そのため、「夏の時期は朝夕2回」、「冬の時期は週1~2回」のペースで潅水作業を行っていけば基本的に問題はありません。

しかし、夏の時期に水分が不足すると、葉が傷み枯れてしまう可能性がありますので、水切れには十分に注意してください。

なお、日本のブドウを栽培する生産者の中には、潅水作業を省力化するための手段として、潅水制御装置という設備を利用している生産者がいます。

潅水制御装置とは、水源の水を汲み上げる「ポンプ」、ポンプで汲み上げた水を運ぶ「パイプ」、潅水作業を実行する「潅水チューブ」等で構成された農業用の設備のことで、露地栽培向けとハウス栽培向けの2つがあります。

潅水制御装置の中にはブドウ栽培に適した資材も数多くありますので、ぜひ導入を検討してみてください。

また、当社が開発したSenSprout Pro潅水制御システムを使用すれば、インターネットを利用して、潅水作業を遠隔から制御できるようになります。

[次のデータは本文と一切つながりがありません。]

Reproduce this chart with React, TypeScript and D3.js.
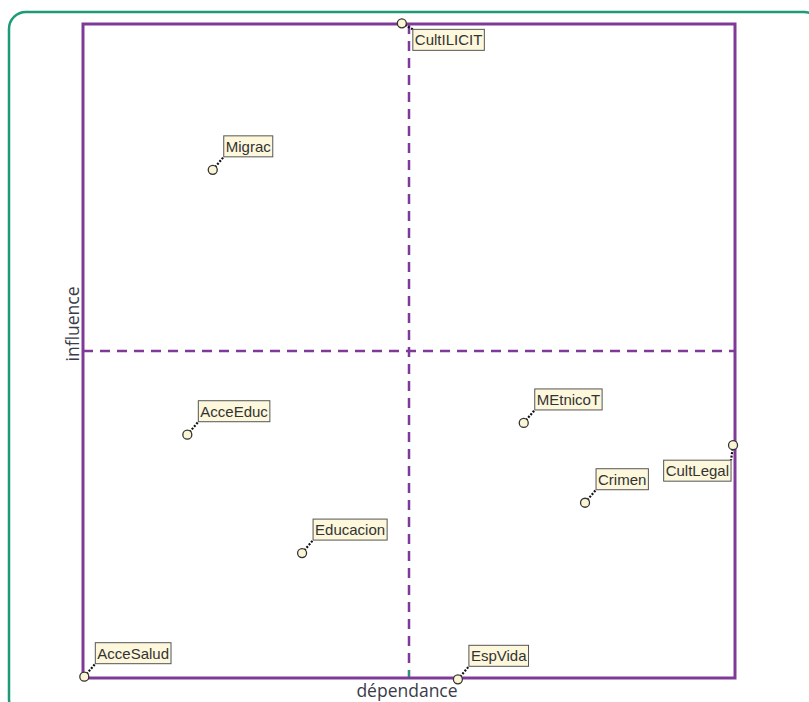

家庭菜園から大規模農業まで幅広く使える製品になっていますので、興味のある方はお気軽にお問い合わせください。

SenSprout Pro潅水制御システム

https://sensprout.com/ja/irrigationcontrolsystem-2/

4.まとめ

ブドウは子どもから大人まで幅広い世代の人に親しまれる人気の果物です。

ブドウ栽培にチャレンジする際は、ぜひこの記事を参考に潅水作業を行ってみてください。最後まで読んでいただきありがとうございました。